Tuesday, July 10, 2012

The Challenge

Another long hiatus, and so much has happened. And I've got a few things, but not a lot, to say about it all.

My last post was three months ago today. My wife had left Kansas City on Saturday before Easter, April 7, with a group of several other people to spend two weeks in Liberia on the west coast of Africa. When she returned she had so much to talk about, so many memories to process, that those tasks are still underway. To say that there was a culture shock would be a gross understatement. One incident can speak for this sense of dislocation.

After she returned, Dyann was outside watering some of our plants around the house. She reached down to the faucet to turn it on, and suddenly realized just how easy it was for her to have water to use, water that was pure enough to drink right from the hose. In contrast, when she was in Liberia, water had to be pumped by hand from wells dug into the reddish soil, and then mixed with chlorine bleach to purify it. Hot water wasn't often available for showers, and the typical method of bathing was a "bucket bath," using water dipped from large barrels with buckets. You stood on a hard floor, dipped your sponge or wash rag into the bucket, and washed and rinsed yourself with that bit of H2O. It's a different world outside the boundaries of the United States, and she had seen this difference first-hand in Liberia.
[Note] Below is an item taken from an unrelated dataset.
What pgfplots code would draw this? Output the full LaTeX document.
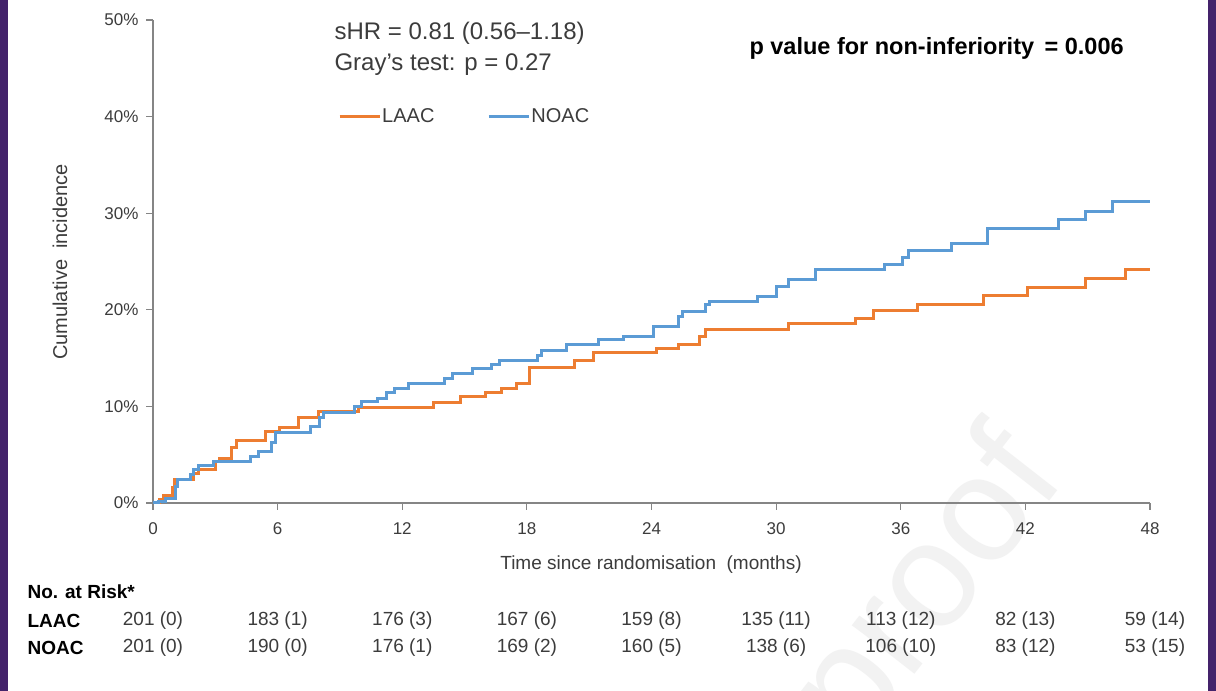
\documentclass[border=0pt]{standalone}
\usepackage{pgfplots}
\pgfplotsset{compat=1.18}
\usepackage{fontspec}
\setmainfont{Liberation Sans}
\definecolor{laac}{HTML}{ED7D31}
\definecolor{noac}{HTML}{5B9BD5}
\definecolor{frame}{HTML}{44236B}
\definecolor{axgray}{HTML}{858585}
\definecolor{txt}{HTML}{3C3C3C}
\newcommand{\fs}[1]{\fontsize{#1}{#1}\selectfont}
\begin{document}
\begin{tikzpicture}[x=1pt,y=1pt]
\fill[white] (0,0) rectangle (1216,691);
\fill[frame] (0,0) rectangle (8,691);
\fill[frame] (1208,0) rectangle (1216,691);
\begin{scope}
\clip (8,0) rectangle (1208,691);
\node[rotate=52,text=black!5,font=\fs{150},anchor=base east] at (1070,215) {Journal Pre-proof};
\end{scope}
\begin{axis}[
  at={(153pt,188pt)}, anchor=south west,
  width=997pt, height=483pt, scale only axis,
  xmin=0, xmax=48, ymin=0, ymax=50,
  axis x line=bottom, axis y line=left,
  axis line style={axgray, line width=1.4pt, -},
  xtick={0,6,...,48}, ytick={0,10,...,50},
  tick align=outside, major tick length=7pt,
  tick style={axgray, line width=1.2pt},
  /pgf/number format/assume math mode=true,
  yticklabel={\pgfmathprintnumber{\tick}\%},
  ticklabel style={text=txt, font=\fs{17}},
  xticklabel style={yshift=-9pt},
  yticklabel style={xshift=-4pt},
  clip=false,
  legend columns=2,
  legend style={at={(0.1856,0.801)}, anchor=west, draw=none, fill=none,
    inner xsep=0pt, inner ysep=0pt, font=\fs{20},
    nodes={text=txt, inner sep=1pt},
    /tikz/every even column/.append style={column sep=52pt}},
  legend image code/.code={\draw[#1] (0pt,0pt) -- (40pt,0pt);},
]
\addplot[laac, line width=3pt, const plot] coordinates {
(0,0) (0.3,0.4) (0.5,0.8) (0.95,1.6) (1.05,2.4) (1.95,3.1) (2.2,3.5)
(3.0,4.3) (3.2,4.6) (3.8,5.7) (4.0,6.5) (5.4,7.4) (6.1,7.8) (7.0,8.9)
(7.95,9.45) (9.9,9.9) (13.5,10.4) (14.8,11.0) (16.0,11.4) (16.8,11.9)
(17.5,12.4) (18.15,14.0) (20.3,14.8) (21.2,15.55) (24.25,16.0) (25.3,16.4)
(26.3,17.2) (26.6,18.0) (30.6,18.6) (33.8,19.1) (34.7,19.9) (36.8,20.6)
(40.0,21.5) (42.1,22.3) (44.9,23.2) (46.8,24.2) (48,24.2)};
\addlegendentry{LAAC}
\addplot[noac, line width=3pt, const plot] coordinates {
(0,0) (0.25,0.2) (0.6,0.5) (1.1,1.7) (1.2,2.4) (1.8,2.9) (1.95,3.5)
(2.2,3.9) (2.9,4.3) (4.7,4.8) (5.1,5.3) (5.7,6.3) (5.9,7.3) (7.6,7.9)
(8.0,8.9) (8.2,9.4) (9.7,10.0) (10.05,10.5) (10.8,10.8) (11.25,11.4)
(11.65,11.9) (12.3,12.4) (14.05,12.9) (14.4,13.4) (15.4,13.9) (16.3,14.3)
(16.7,14.8) (18.5,15.3) (18.7,15.8) (19.9,16.4) (21.45,16.9) (22.65,17.2)
(24.1,18.25) (25.3,19.3) (25.5,19.8) (26.6,20.5) (26.8,20.9) (29.1,21.4)
(30.0,22.4) (30.6,23.1) (31.9,24.2) (35.2,24.7) (36.1,25.4) (36.35,26.1)
(38.45,26.9) (40.2,28.4) (43.6,29.3) (44.9,30.2) (46.2,31.2) (48,31.2)};
\addlegendentry{NOAC}
\end{axis}
\node[anchor=west, text=txt, font=\fs{24}] at (331,658) {sHR = 0.81 (0.56–1.18)};
\node[anchor=west, text=txt, font=\fs{24}] at (331,626) {Gray’s test: p = 0.27};
\node[anchor=west, font=\bfseries\fs{23.5}] at (746,643) {p value for non-inferiority \,= 0.006};
\node[text=txt, font=\fs{19}] at (651,126) {Time since randomisation\ \ (months)};
\node[rotate=90, text=txt, font=\fs{20}] at (60,429) {Cumulative\ \ incidence};
\node[anchor=west, font=\bfseries\fs{19}] at (24,99) {No. at Risk*};
\node[anchor=west, font=\bfseries\fs{19}] at (24,70) {LAAC};
\node[anchor=west, font=\bfseries\fs{19}] at (24,43) {NOAC};
\foreach \xx/\a/\b in {153/201 (0)/201 (0), 277.6/183 (1)/190 (0), 402.3/176 (3)/176 (1),
  526.9/167 (6)/169 (2), 651.5/159 (8)/160 (5), 776.1/135 (11)/138 (6),
  900.8/113 (12)/106 (10), 1025.4/82 (13)/83 (12), 1155/59 (14)/53 (15)} {
  \node[text=txt, font=\fs{19}] at (\xx,70) {\a};
  \node[text=txt, font=\fs{19}] at (\xx,43) {\b};
}
\pgfresetboundingbox
\path[use as bounding box] (0,0) rectangle (1216,691);
\end{tikzpicture}
\end{document}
In the three months since that last post, we've had a couple of holidays. We celebrated Memorial Day at the end of May, and just this past week we celebrated Independence Day. Both holidays have come to be seen as times to commemorate the sacrifices made by our men and women in uniform. These heroes have been getting a lot of work this century, with first the war in Afghanistan and then the war in Iraq. They have done their work with determination and grit, and have made this country proud in so many ways, even as they've had to pay a horrible price. We will be judged in the future by how well we care for our surviving soldiers as they live their lives with the scars of their past duty.
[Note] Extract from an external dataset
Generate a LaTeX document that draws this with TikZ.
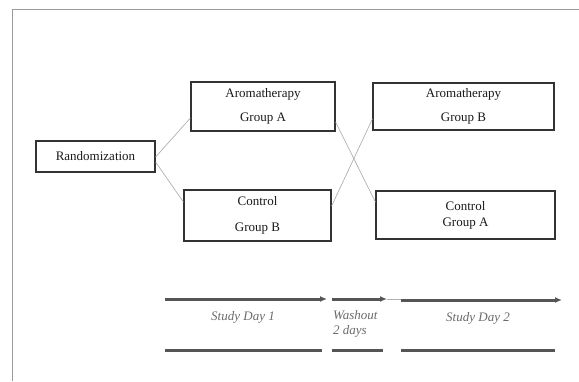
\documentclass[tikz,border=0pt]{standalone}
\usepackage{fontspec}
\setmainfont{Liberation Serif}
\usetikzlibrary{arrows.meta}

\definecolor{boxline}{HTML}{333333}
\definecolor{txtdark}{HTML}{1A1A1A}
\definecolor{linkgray}{HTML}{B0B0B0}
\definecolor{bargray}{HTML}{555555}
\definecolor{lblgray}{HTML}{6A6A6A}
\definecolor{framegray}{HTML}{9A9A9A}

\begin{document}
\begin{tikzpicture}[x=1pt,y=-1pt,
    grp/.style={draw=boxline, line width=1.2pt, fill=white, align=center, inner sep=0pt,
      font=\fontsize{13}{16}\selectfont, text=txtdark},
    link/.style={draw=linkgray, line width=0.7pt},
    span/.style={draw=bargray, line width=3pt},
    lbl/.style={font=\fontsize{13}{15}\selectfont\itshape, text=lblgray, align=left}]
        \useasboundingbox (0,0) rectangle (579,381);

        % outer frame (left and top only)
        \draw[framegray, line width=0.9pt] (12,381) -- (12,9) -- (579,9);

        % group boxes
        \node[grp, minimum width=119pt, minimum height=31pt] (rand) at (95.5,156.5) {Randomization};
        \node[grp, minimum width=144pt, minimum height=49pt] (aromaA) at (263,106.5) {Aromatherapy\\[8pt]Group A};
        \node[grp, minimum width=147pt, minimum height=51pt] (ctrlB) at (257.5,215.5) {Control\\[10pt]Group B};
        \node[grp, minimum width=181pt, minimum height=47pt] (aromaB) at (463.5,106.5) {Aromatherapy\\[8pt]Group B};
        \node[grp, minimum width=179pt, minimum height=48pt] (ctrlA) at (465.5,215) {Control\\Group A};

        % allocation and crossover links
        \draw[link] ([yshift=-0.5pt]rand.east) -- ([yshift=-11.5pt]aromaA.west);
        \draw[link] ([yshift=-5.5pt]rand.east) -- ([yshift=13.5pt]ctrlB.west);
        \draw[link] ([yshift=-15.5pt]aromaA.east) -- ([yshift=13pt]ctrlA.west);
        \draw[link] ([yshift=9.5pt]ctrlB.east) -- ([yshift=-12.5pt]aromaB.west);

        % timeline
        \draw[span, -{Latex[length=7pt,width=6pt]}] (165,299) -- (327,299);
        \draw[span, -{Latex[length=7pt,width=6pt]}] (332,299) -- (387,299);
        \draw[linkgray, line width=0.6pt] (387,299) -- (401,299);
        \draw[span, -{Latex[length=7pt,width=6pt]}] (401,300) -- (562,300);
        \node[lbl] (day1) at (243,317) {Study Day 1};
        \node[lbl, anchor=west, inner sep=0pt] (wash) at (333,324) {Washout\\2 days};
        \node[lbl] (day2) at (478,318) {Study Day 2};
        \draw[span] (165,350) -- (322,350);
        \draw[span] (332,350) -- (383,350);
        \draw[span] (401,350) -- (555,350);
    \end{tikzpicture}
\end{document}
We're in the throes of the general election campaign now. The extreme heat we've endured so far this summer is exceeded only by the heat generated by the rhetoric spewing from all the candidates and their PACs. I fear that's the nature of political campaigns these days - all heat and little light. Has it ever been any different in anyone's memory?

Finally, as summer lumbers on, we have to face a nagging question - is this "climate change" thing for real? The general consensus seems to say it is, despite the efforts of deniers. It's pretty easy to see that weather is getting more extreme, with more energetic storms in the summer and colder and more varied weather in winter. Climatic shifts take place from time to time, and it seems to me that the real question isn't whether it's of human origin, but what's a good response to it? If sea level is rising, what do we do about it? The nature of life is to adapt to changing conditions. It looks like we living creatures are going to have to do some adapting for the next few decades. We might as well get on with it, since the change appears to be upon us.

All of these ruminations come from a person who's trying to make sense of the world, viewed through the eyes of one who feels very little power to change so much of the world, and yet has the ability to change some parts of his world. There you have the challenge of a human being living in G-d's world - we aren't the main source of power, but we have some, and we're expected to use it. How we use it, and toward what end, well, that's the challenge, isn't it?